Directions:
Leave out the pictures; transcribe all else exactly.

☆ ☆ ☆

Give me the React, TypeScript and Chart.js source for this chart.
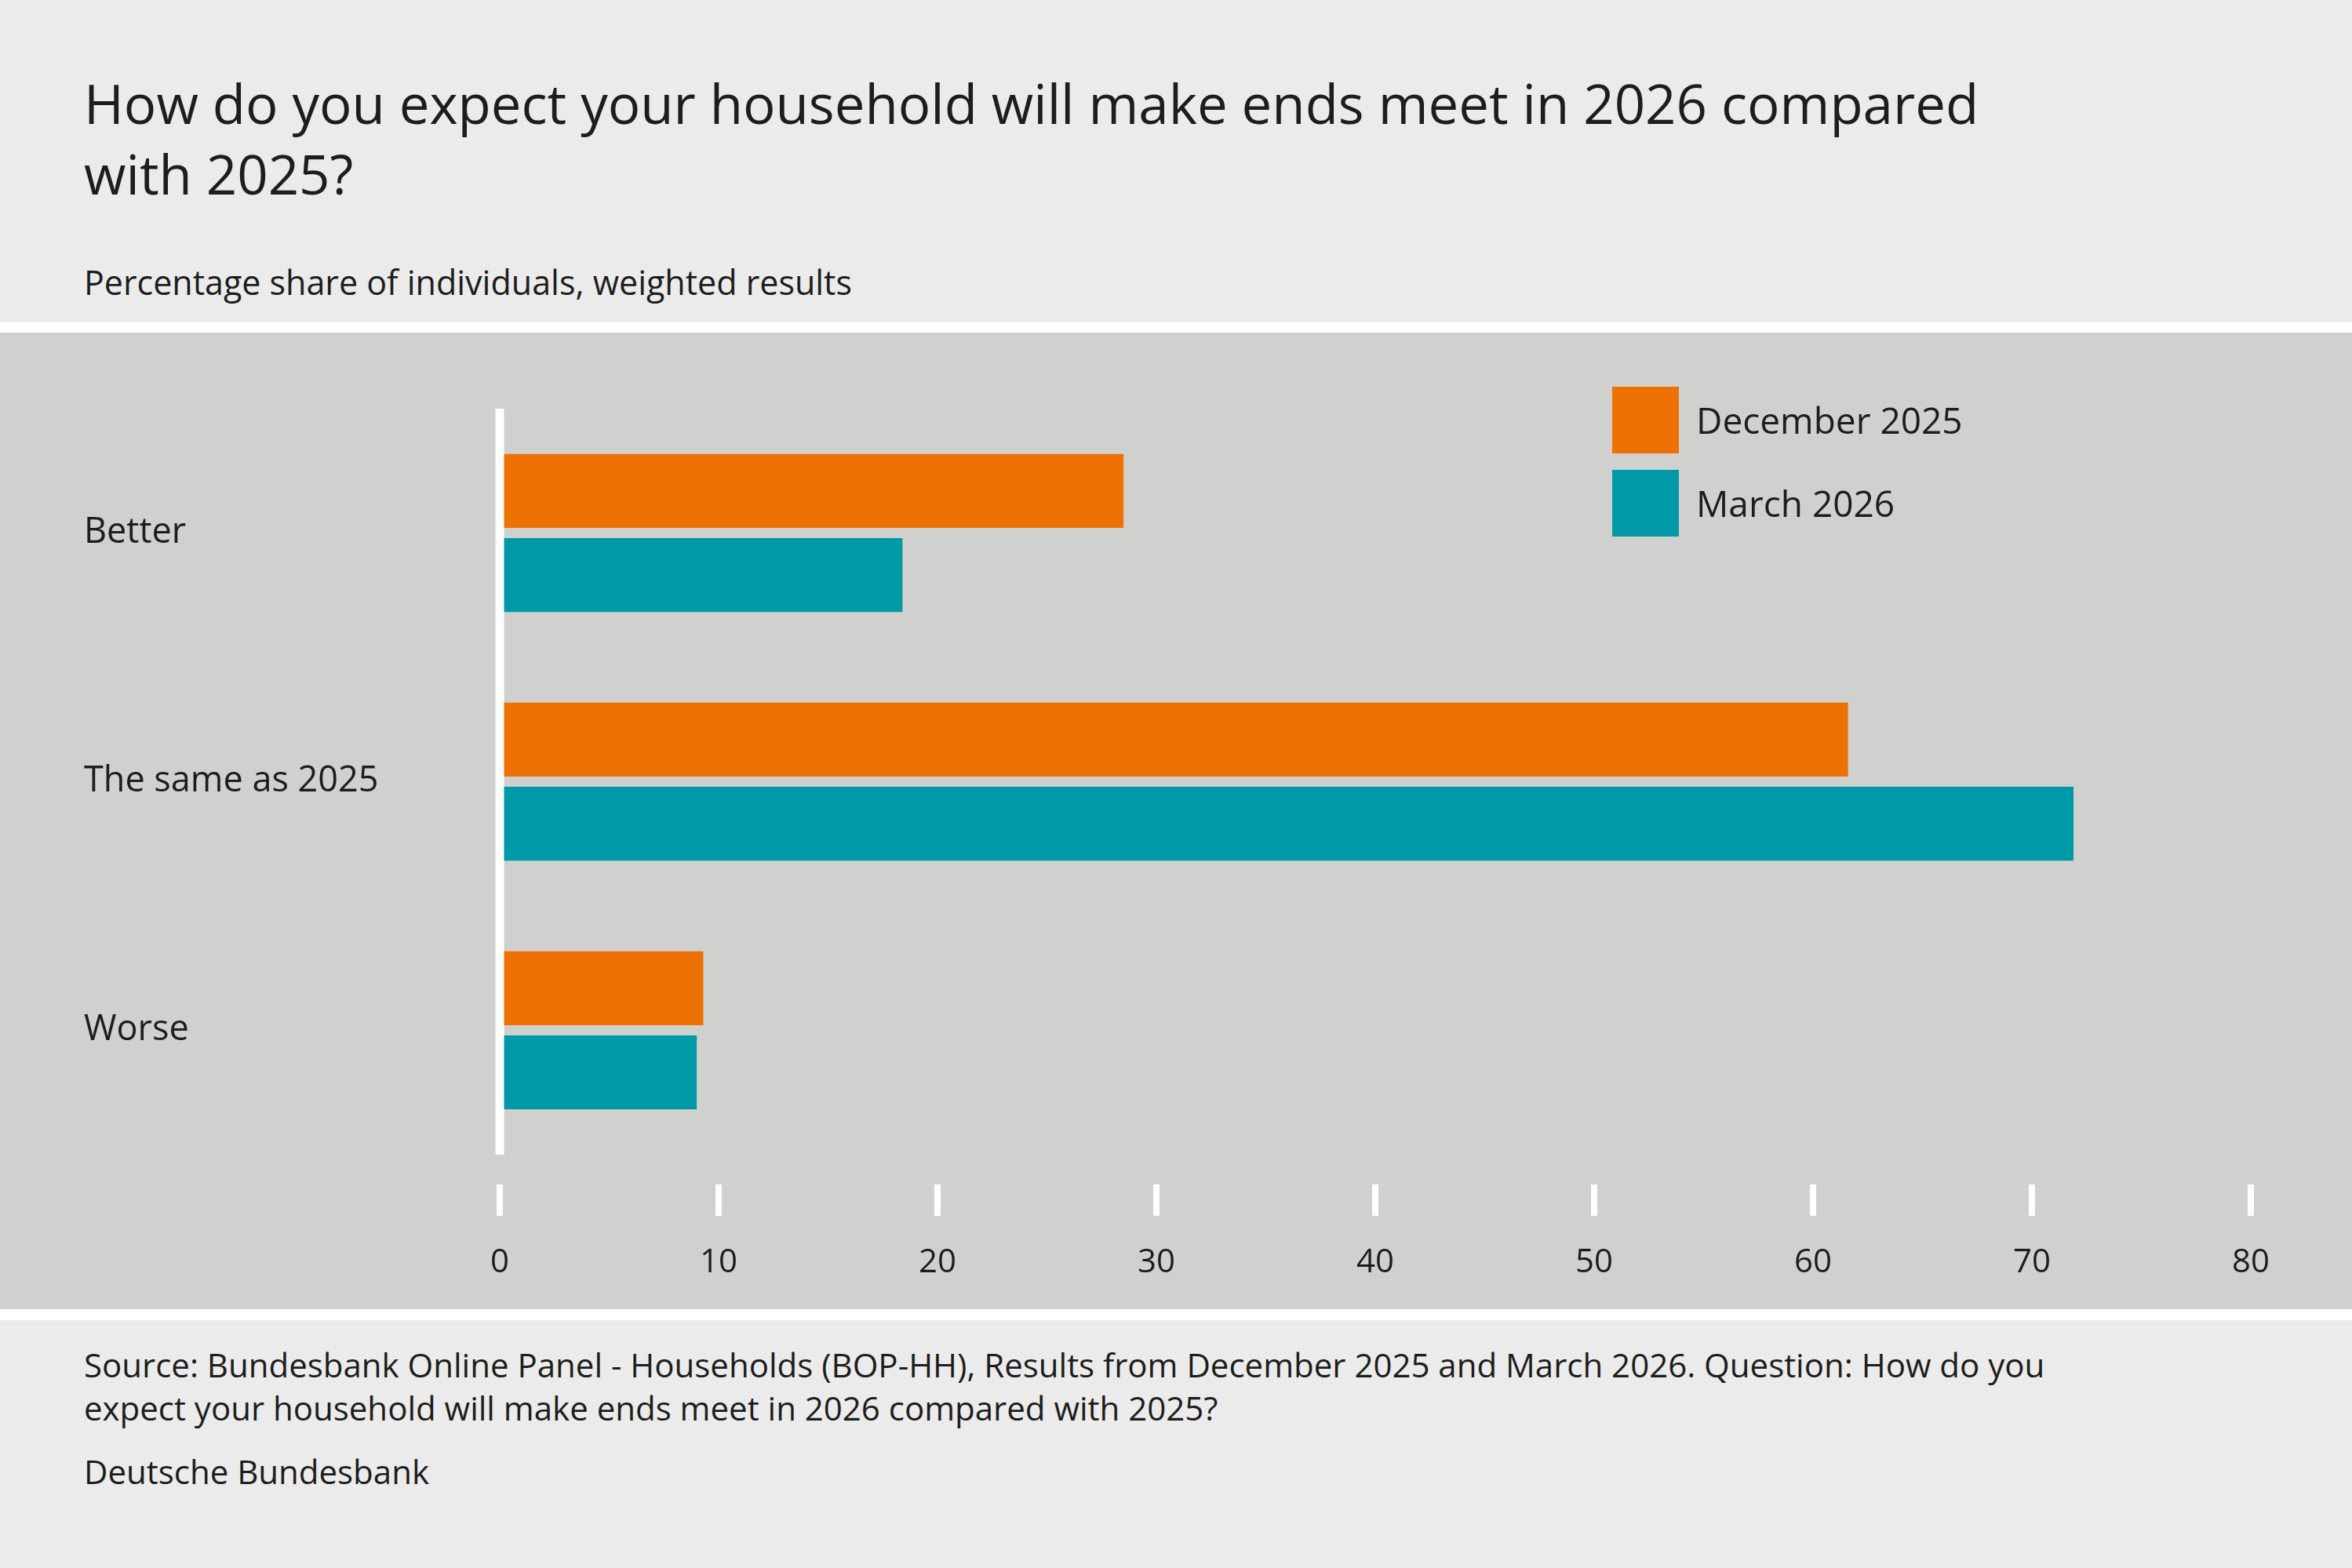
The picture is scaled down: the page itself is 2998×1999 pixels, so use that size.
import React, { useEffect, useRef } from "react";
import { Chart, registerables } from "chart.js";
Chart.register(...registerables);

const categories = ["Better", "The same as 2025", "Worse"];
const seriesNames = ["December 2025", "March 2026"];
const december2025 = [28.5, 61.6, 9.3];
const march2026 = [18.4, 71.9, 9.0];
const xTicks = [0, 10, 20, 30, 40, 50, 60, 70, 80];
const colors = ["#ee7203", "#0099a8"];

const FONT = "'Open Sans', 'Noto Sans', sans-serif";
const TEXT = "#1d1d1b";

const decoPlugin = {
  id: "deco",
  afterDatasetsDraw(chart: any) {
    const { ctx, chartArea, scales } = chart;
    ctx.save();
    ctx.fillStyle = "#ffffff";
    const x0 = scales.x.getPixelForValue(0);
    ctx.fillRect(x0 - 5.5, chartArea.top, 11, chartArea.bottom - chartArea.top);
    xTicks.forEach((v) => {
      const x = scales.x.getPixelForValue(v);
      ctx.fillRect(x - 4, chartArea.bottom + 38, 8, 40);
    });
    ctx.restore();
  },
};

export default function App() {
  const ref = useRef<HTMLCanvasElement>(null);
  useEffect(() => {
    document.body.style.margin = "0";
    const chart = new Chart(ref.current!, {
      type: "bar",
      data: {
        labels: categories,
        datasets: [
          { label: seriesNames[0], data: december2025, backgroundColor: colors[0] },
          { label: seriesNames[1], data: march2026, backgroundColor: colors[1] },
        ],
      },
      options: {
        indexAxis: "y",
        animation: false,
        responsive: false,
        devicePixelRatio: 1,
        categoryPercentage: 0.677,
        barPercentage: 0.88,
        layout: { padding: { left: 107, right: 128, top: 97, bottom: 0 } },
        plugins: { legend: { display: false }, tooltip: { enabled: false } },
        scales: {
          x: {
            min: 0,
            max: 80,
            afterBuildTicks: (s: any) => { s.ticks = xTicks.map((v) => ({ value: v })); },
            afterFit: (s: any) => { s.height = 197; },
            grid: { display: false },
            border: { display: false },
            ticks: { padding: 105, color: TEXT, font: { family: FONT, size: 42 } },
          },
          y: {
            afterFit: (s: any) => { s.width = 530; },
            grid: { display: false },
            border: { display: false },
            ticks: { crossAlign: "far", color: TEXT, font: { family: FONT, size: 45, weight: 500 } },
          },
        },
      },
      plugins: [decoPlugin],
    } as any);
    return () => chart.destroy();
  }, []);

  const abs = (s: React.CSSProperties): React.CSSProperties => ({ position: "absolute", margin: 0, ...s });
  return (
    <div style={{ position: "relative", width: 2998, height: 1999, background: "#ebebeb", fontFamily: FONT, color: TEXT, overflow: "hidden" }}>
      <div style={abs({ left: 107, top: 86, fontSize: 69, fontWeight: 500, lineHeight: "90px", width: 2700 })}>
        How do you expect your household will make ends meet in 2026 compared<br />with 2025?
      </div>
      <div style={abs({ left: 107, top: 330, fontSize: 43 })}>Percentage share of individuals, weighted results</div>
      <div style={abs({ left: 0, top: 411, width: 2998, height: 13, background: "#fff" })} />
      <div style={abs({ left: 0, top: 424, width: 2998, height: 1245, background: "#d0d0cf" })}>
        <canvas ref={ref} width={2998} height={1245} style={{ display: "block" }} />
      </div>
      <div style={abs({ left: 0, top: 1669, width: 2998, height: 14, background: "#fff" })} />
      {seriesNames.map((n, i) => (
        <React.Fragment key={n}>
          <div style={abs({ left: 2055, top: 493 + i * 106, width: 85, height: 85, background: colors[i] })} />
          <div style={abs({ left: 2162, top: 504 + i * 106, fontSize: 46, fontWeight: 500, lineHeight: "62px" })}>{n}</div>
        </React.Fragment>
      ))}
      <div style={abs({ left: 107, top: 1712, fontSize: 42, lineHeight: "55px", width: 2800 })}>
        Source: Bundesbank Online Panel - Households (BOP-HH), Results from December 2025 and March 2026. Question: How do you<br />
        expect your household will make ends meet in 2026 compared with 2025?
      </div>
      <div style={abs({ left: 107, top: 1848, fontSize: 42, lineHeight: "55px" })}>Deutsche Bundesbank</div>
    </div>
  );
}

☆ ☆ ☆

Completed task:
Give me the React, TypeScript and Chart.js source for this chart.
The picture is scaled down: the page itself is 2998×1999 pixels, so use that size.
import React, { useEffect, useRef } from "react";
import { Chart, registerables } from "chart.js";
Chart.register(...registerables);

const categories = ["Better", "The same as 2025", "Worse"];
const seriesNames = ["December 2025", "March 2026"];
const december2025 = [28.5, 61.6, 9.3];
const march2026 = [18.4, 71.9, 9.0];
const xTicks = [0, 10, 20, 30, 40, 50, 60, 70, 80];
const colors = ["#ee7203", "#0099a8"];

const FONT = "'Open Sans', 'Noto Sans', sans-serif";
const TEXT = "#1d1d1b";

const decoPlugin = {
  id: "deco",
  afterDatasetsDraw(chart: any) {
    const { ctx, chartArea, scales } = chart;
    ctx.save();
    ctx.fillStyle = "#ffffff";
    const x0 = scales.x.getPixelForValue(0);
    ctx.fillRect(x0 - 5.5, chartArea.top, 11, chartArea.bottom - chartArea.top);
    xTicks.forEach((v) => {
      const x = scales.x.getPixelForValue(v);
      ctx.fillRect(x - 4, chartArea.bottom + 38, 8, 40);
    });
    ctx.restore();
  },
};

export default function App() {
  const ref = useRef<HTMLCanvasElement>(null);
  useEffect(() => {
    document.body.style.margin = "0";
    const chart = new Chart(ref.current!, {
      type: "bar",
      data: {
        labels: categories,
        datasets: [
          { label: seriesNames[0], data: december2025, backgroundColor: colors[0] },
          { label: seriesNames[1], data: march2026, backgroundColor: colors[1] },
        ],
      },
      options: {
        indexAxis: "y",
        animation: false,
        responsive: false,
        devicePixelRatio: 1,
        categoryPercentage: 0.677,
        barPercentage: 0.88,
        layout: { padding: { left: 107, right: 128, top: 97, bottom: 0 } },
        plugins: { legend: { display: false }, tooltip: { enabled: false } },
        scales: {
          x: {
            min: 0,
            max: 80,
            afterBuildTicks: (s: any) => { s.ticks = xTicks.map((v) => ({ value: v })); },
            afterFit: (s: any) => { s.height = 197; },
            grid: { display: false },
            border: { display: false },
            ticks: { padding: 105, color: TEXT, font: { family: FONT, size: 42 } },
          },
          y: {
            afterFit: (s: any) => { s.width = 530; },
            grid: { display: false },
            border: { display: false },
            ticks: { crossAlign: "far", color: TEXT, font: { family: FONT, size: 45, weight: 500 } },
          },
        },
      },
      plugins: [decoPlugin],
    } as any);
    return () => chart.destroy();
  }, []);

  const abs = (s: React.CSSProperties): React.CSSProperties => ({ position: "absolute", margin: 0, ...s });
  return (
    <div style={{ position: "relative", width: 2998, height: 1999, background: "#ebebeb", fontFamily: FONT, color: TEXT, overflow: "hidden" }}>
      <div style={abs({ left: 107, top: 86, fontSize: 69, fontWeight: 500, lineHeight: "90px", width: 2700 })}>
        How do you expect your household will make ends meet in 2026 compared<br />with 2025?
      </div>
      <div style={abs({ left: 107, top: 330, fontSize: 43 })}>Percentage share of individuals, weighted results</div>
      <div style={abs({ left: 0, top: 411, width: 2998, height: 13, background: "#fff" })} />
      <div style={abs({ left: 0, top: 424, width: 2998, height: 1245, background: "#d0d0cf" })}>
        <canvas ref={ref} width={2998} height={1245} style={{ display: "block" }} />
      </div>
      <div style={abs({ left: 0, top: 1669, width: 2998, height: 14, background: "#fff" })} />
      {seriesNames.map((n, i) => (
        <React.Fragment key={n}>
          <div style={abs({ left: 2055, top: 493 + i * 106, width: 85, height: 85, background: colors[i] })} />
          <div style={abs({ left: 2162, top: 504 + i * 106, fontSize: 46, fontWeight: 500, lineHeight: "62px" })}>{n}</div>
        </React.Fragment>
      ))}
      <div style={abs({ left: 107, top: 1712, fontSize: 42, lineHeight: "55px", width: 2800 })}>
        Source: Bundesbank Online Panel - Households (BOP-HH), Results from December 2025 and March 2026. Question: How do you<br />
        expect your household will make ends meet in 2026 compared with 2025?
      </div>
      <div style={abs({ left: 107, top: 1848, fontSize: 42, lineHeight: "55px" })}>Deutsche Bundesbank</div>
    </div>
  );
}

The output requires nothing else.